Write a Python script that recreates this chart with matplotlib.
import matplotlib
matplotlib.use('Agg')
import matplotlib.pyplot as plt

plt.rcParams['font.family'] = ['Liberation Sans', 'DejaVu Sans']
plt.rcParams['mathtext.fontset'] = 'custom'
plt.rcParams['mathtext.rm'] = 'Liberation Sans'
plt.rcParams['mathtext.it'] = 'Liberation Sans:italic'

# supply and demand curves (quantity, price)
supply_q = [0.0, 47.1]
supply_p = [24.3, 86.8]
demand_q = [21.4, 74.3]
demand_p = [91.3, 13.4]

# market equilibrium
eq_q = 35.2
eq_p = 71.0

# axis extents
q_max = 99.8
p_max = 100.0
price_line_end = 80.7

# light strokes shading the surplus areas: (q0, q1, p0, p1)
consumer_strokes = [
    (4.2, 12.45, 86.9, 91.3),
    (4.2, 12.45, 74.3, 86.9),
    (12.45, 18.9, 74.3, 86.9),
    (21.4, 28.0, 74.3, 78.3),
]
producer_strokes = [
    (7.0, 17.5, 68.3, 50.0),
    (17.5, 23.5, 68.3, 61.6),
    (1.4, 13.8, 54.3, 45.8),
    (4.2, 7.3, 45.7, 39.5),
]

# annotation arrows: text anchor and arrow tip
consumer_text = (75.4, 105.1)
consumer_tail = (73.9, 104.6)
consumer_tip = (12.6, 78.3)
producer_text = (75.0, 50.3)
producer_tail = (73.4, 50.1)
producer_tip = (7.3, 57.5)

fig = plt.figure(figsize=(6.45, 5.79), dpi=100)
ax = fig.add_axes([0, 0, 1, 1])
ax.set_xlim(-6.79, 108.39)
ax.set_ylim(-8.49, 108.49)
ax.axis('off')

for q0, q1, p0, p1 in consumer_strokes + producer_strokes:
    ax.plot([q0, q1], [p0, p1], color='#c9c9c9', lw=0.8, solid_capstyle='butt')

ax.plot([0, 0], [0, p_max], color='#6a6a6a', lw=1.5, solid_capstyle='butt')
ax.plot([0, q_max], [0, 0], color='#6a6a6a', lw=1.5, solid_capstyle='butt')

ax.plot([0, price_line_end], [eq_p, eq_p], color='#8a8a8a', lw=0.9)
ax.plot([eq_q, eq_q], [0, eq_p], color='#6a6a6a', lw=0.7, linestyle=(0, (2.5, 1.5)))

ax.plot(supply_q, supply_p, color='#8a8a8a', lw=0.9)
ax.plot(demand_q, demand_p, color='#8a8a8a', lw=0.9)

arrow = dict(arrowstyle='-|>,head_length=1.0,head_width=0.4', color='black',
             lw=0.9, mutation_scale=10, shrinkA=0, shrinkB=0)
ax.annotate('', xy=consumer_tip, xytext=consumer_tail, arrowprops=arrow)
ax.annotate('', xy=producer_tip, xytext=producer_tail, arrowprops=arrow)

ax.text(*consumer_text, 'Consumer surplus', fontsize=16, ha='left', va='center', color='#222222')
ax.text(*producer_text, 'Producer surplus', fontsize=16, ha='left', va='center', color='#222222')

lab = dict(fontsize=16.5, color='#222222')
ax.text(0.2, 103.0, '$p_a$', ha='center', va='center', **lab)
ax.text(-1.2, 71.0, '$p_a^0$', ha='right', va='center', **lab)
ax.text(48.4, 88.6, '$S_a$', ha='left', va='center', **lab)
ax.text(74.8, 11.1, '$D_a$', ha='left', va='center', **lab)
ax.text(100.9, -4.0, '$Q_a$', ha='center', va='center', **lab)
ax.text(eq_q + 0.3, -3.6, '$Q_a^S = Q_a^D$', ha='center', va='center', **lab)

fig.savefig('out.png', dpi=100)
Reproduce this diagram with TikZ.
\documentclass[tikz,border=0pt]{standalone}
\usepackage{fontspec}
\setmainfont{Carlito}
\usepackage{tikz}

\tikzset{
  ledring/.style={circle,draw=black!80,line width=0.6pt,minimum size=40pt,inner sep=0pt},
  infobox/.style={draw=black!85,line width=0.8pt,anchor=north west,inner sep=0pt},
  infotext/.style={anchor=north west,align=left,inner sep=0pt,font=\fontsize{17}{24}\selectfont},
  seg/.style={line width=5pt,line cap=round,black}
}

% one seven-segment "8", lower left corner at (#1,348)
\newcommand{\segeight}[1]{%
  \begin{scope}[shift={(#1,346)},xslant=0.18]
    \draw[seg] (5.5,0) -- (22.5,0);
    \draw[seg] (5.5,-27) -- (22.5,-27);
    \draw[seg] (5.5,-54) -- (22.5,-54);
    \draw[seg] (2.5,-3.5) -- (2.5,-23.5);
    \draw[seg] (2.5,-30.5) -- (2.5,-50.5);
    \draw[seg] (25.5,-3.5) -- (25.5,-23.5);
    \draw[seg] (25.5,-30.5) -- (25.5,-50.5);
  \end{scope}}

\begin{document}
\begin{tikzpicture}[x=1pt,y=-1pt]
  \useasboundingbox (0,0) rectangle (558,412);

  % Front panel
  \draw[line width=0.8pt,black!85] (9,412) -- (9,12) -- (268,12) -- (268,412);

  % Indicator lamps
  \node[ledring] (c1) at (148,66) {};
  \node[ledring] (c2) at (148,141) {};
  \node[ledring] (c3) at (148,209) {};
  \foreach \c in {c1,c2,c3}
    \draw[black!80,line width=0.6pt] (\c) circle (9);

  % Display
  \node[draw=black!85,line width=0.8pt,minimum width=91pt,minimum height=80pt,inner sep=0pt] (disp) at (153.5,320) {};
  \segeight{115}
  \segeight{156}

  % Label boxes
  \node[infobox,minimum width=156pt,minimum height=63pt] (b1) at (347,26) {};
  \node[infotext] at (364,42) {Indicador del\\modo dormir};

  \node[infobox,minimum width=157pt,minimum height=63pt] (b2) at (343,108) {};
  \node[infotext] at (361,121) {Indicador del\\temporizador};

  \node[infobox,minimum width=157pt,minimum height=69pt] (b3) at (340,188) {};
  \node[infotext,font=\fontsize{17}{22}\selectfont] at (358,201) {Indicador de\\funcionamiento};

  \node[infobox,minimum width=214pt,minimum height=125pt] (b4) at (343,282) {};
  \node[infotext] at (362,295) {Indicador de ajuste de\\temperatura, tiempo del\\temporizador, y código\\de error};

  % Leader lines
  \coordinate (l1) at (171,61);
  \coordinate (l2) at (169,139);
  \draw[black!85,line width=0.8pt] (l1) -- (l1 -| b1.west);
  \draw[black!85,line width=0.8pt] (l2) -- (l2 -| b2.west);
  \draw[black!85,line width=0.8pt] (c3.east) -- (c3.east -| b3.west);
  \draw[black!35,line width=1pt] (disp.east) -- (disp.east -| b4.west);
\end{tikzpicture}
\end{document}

# [Goal]
Retype every entry above, word for word.

# [Solution for this exercise]
Write a Python script that recreates this chart with matplotlib.
import matplotlib
matplotlib.use('Agg')
import matplotlib.pyplot as plt

plt.rcParams['font.family'] = ['Liberation Sans', 'DejaVu Sans']
plt.rcParams['mathtext.fontset'] = 'custom'
plt.rcParams['mathtext.rm'] = 'Liberation Sans'
plt.rcParams['mathtext.it'] = 'Liberation Sans:italic'

# supply and demand curves (quantity, price)
supply_q = [0.0, 47.1]
supply_p = [24.3, 86.8]
demand_q = [21.4, 74.3]
demand_p = [91.3, 13.4]

# market equilibrium
eq_q = 35.2
eq_p = 71.0

# axis extents
q_max = 99.8
p_max = 100.0
price_line_end = 80.7

# light strokes shading the surplus areas: (q0, q1, p0, p1)
consumer_strokes = [
    (4.2, 12.45, 86.9, 91.3),
    (4.2, 12.45, 74.3, 86.9),
    (12.45, 18.9, 74.3, 86.9),
    (21.4, 28.0, 74.3, 78.3),
]
producer_strokes = [
    (7.0, 17.5, 68.3, 50.0),
    (17.5, 23.5, 68.3, 61.6),
    (1.4, 13.8, 54.3, 45.8),
    (4.2, 7.3, 45.7, 39.5),
]

# annotation arrows: text anchor and arrow tip
consumer_text = (75.4, 105.1)
consumer_tail = (73.9, 104.6)
consumer_tip = (12.6, 78.3)
producer_text = (75.0, 50.3)
producer_tail = (73.4, 50.1)
producer_tip = (7.3, 57.5)

fig = plt.figure(figsize=(6.45, 5.79), dpi=100)
ax = fig.add_axes([0, 0, 1, 1])
ax.set_xlim(-6.79, 108.39)
ax.set_ylim(-8.49, 108.49)
ax.axis('off')

for q0, q1, p0, p1 in consumer_strokes + producer_strokes:
    ax.plot([q0, q1], [p0, p1], color='#c9c9c9', lw=0.8, solid_capstyle='butt')

ax.plot([0, 0], [0, p_max], color='#6a6a6a', lw=1.5, solid_capstyle='butt')
ax.plot([0, q_max], [0, 0], color='#6a6a6a', lw=1.5, solid_capstyle='butt')

ax.plot([0, price_line_end], [eq_p, eq_p], color='#8a8a8a', lw=0.9)
ax.plot([eq_q, eq_q], [0, eq_p], color='#6a6a6a', lw=0.7, linestyle=(0, (2.5, 1.5)))

ax.plot(supply_q, supply_p, color='#8a8a8a', lw=0.9)
ax.plot(demand_q, demand_p, color='#8a8a8a', lw=0.9)

arrow = dict(arrowstyle='-|>,head_length=1.0,head_width=0.4', color='black',
             lw=0.9, mutation_scale=10, shrinkA=0, shrinkB=0)
ax.annotate('', xy=consumer_tip, xytext=consumer_tail, arrowprops=arrow)
ax.annotate('', xy=producer_tip, xytext=producer_tail, arrowprops=arrow)

ax.text(*consumer_text, 'Consumer surplus', fontsize=16, ha='left', va='center', color='#222222')
ax.text(*producer_text, 'Producer surplus', fontsize=16, ha='left', va='center', color='#222222')

lab = dict(fontsize=16.5, color='#222222')
ax.text(0.2, 103.0, '$p_a$', ha='center', va='center', **lab)
ax.text(-1.2, 71.0, '$p_a^0$', ha='right', va='center', **lab)
ax.text(48.4, 88.6, '$S_a$', ha='left', va='center', **lab)
ax.text(74.8, 11.1, '$D_a$', ha='left', va='center', **lab)
ax.text(100.9, -4.0, '$Q_a$', ha='center', va='center', **lab)
ax.text(eq_q + 0.3, -3.6, '$Q_a^S = Q_a^D$', ha='center', va='center', **lab)

fig.savefig('out.png', dpi=100)
Reproduce this diagram with TikZ.
\documentclass[tikz,border=0pt]{standalone}
\usepackage{fontspec}
\setmainfont{Carlito}
\usepackage{tikz}

\tikzset{
  ledring/.style={circle,draw=black!80,line width=0.6pt,minimum size=40pt,inner sep=0pt},
  infobox/.style={draw=black!85,line width=0.8pt,anchor=north west,inner sep=0pt},
  infotext/.style={anchor=north west,align=left,inner sep=0pt,font=\fontsize{17}{24}\selectfont},
  seg/.style={line width=5pt,line cap=round,black}
}

% one seven-segment "8", lower left corner at (#1,348)
\newcommand{\segeight}[1]{%
  \begin{scope}[shift={(#1,346)},xslant=0.18]
    \draw[seg] (5.5,0) -- (22.5,0);
    \draw[seg] (5.5,-27) -- (22.5,-27);
    \draw[seg] (5.5,-54) -- (22.5,-54);
    \draw[seg] (2.5,-3.5) -- (2.5,-23.5);
    \draw[seg] (2.5,-30.5) -- (2.5,-50.5);
    \draw[seg] (25.5,-3.5) -- (25.5,-23.5);
    \draw[seg] (25.5,-30.5) -- (25.5,-50.5);
  \end{scope}}

\begin{document}
\begin{tikzpicture}[x=1pt,y=-1pt]
  \useasboundingbox (0,0) rectangle (558,412);

  % Front panel
  \draw[line width=0.8pt,black!85] (9,412) -- (9,12) -- (268,12) -- (268,412);

  % Indicator lamps
  \node[ledring] (c1) at (148,66) {};
  \node[ledring] (c2) at (148,141) {};
  \node[ledring] (c3) at (148,209) {};
  \foreach \c in {c1,c2,c3}
    \draw[black!80,line width=0.6pt] (\c) circle (9);

  % Display
  \node[draw=black!85,line width=0.8pt,minimum width=91pt,minimum height=80pt,inner sep=0pt] (disp) at (153.5,320) {};
  \segeight{115}
  \segeight{156}

  % Label boxes
  \node[infobox,minimum width=156pt,minimum height=63pt] (b1) at (347,26) {};
  \node[infotext] at (364,42) {Indicador del\\modo dormir};

  \node[infobox,minimum width=157pt,minimum height=63pt] (b2) at (343,108) {};
  \node[infotext] at (361,121) {Indicador del\\temporizador};

  \node[infobox,minimum width=157pt,minimum height=69pt] (b3) at (340,188) {};
  \node[infotext,font=\fontsize{17}{22}\selectfont] at (358,201) {Indicador de\\funcionamiento};

  \node[infobox,minimum width=214pt,minimum height=125pt] (b4) at (343,282) {};
  \node[infotext] at (362,295) {Indicador de ajuste de\\temperatura, tiempo del\\temporizador, y código\\de error};

  % Leader lines
  \coordinate (l1) at (171,61);
  \coordinate (l2) at (169,139);
  \draw[black!85,line width=0.8pt] (l1) -- (l1 -| b1.west);
  \draw[black!85,line width=0.8pt] (l2) -- (l2 -| b2.west);
  \draw[black!85,line width=0.8pt] (c3.east) -- (c3.east -| b3.west);
  \draw[black!35,line width=1pt] (disp.east) -- (disp.east -| b4.west);
\end{tikzpicture}
\end{document}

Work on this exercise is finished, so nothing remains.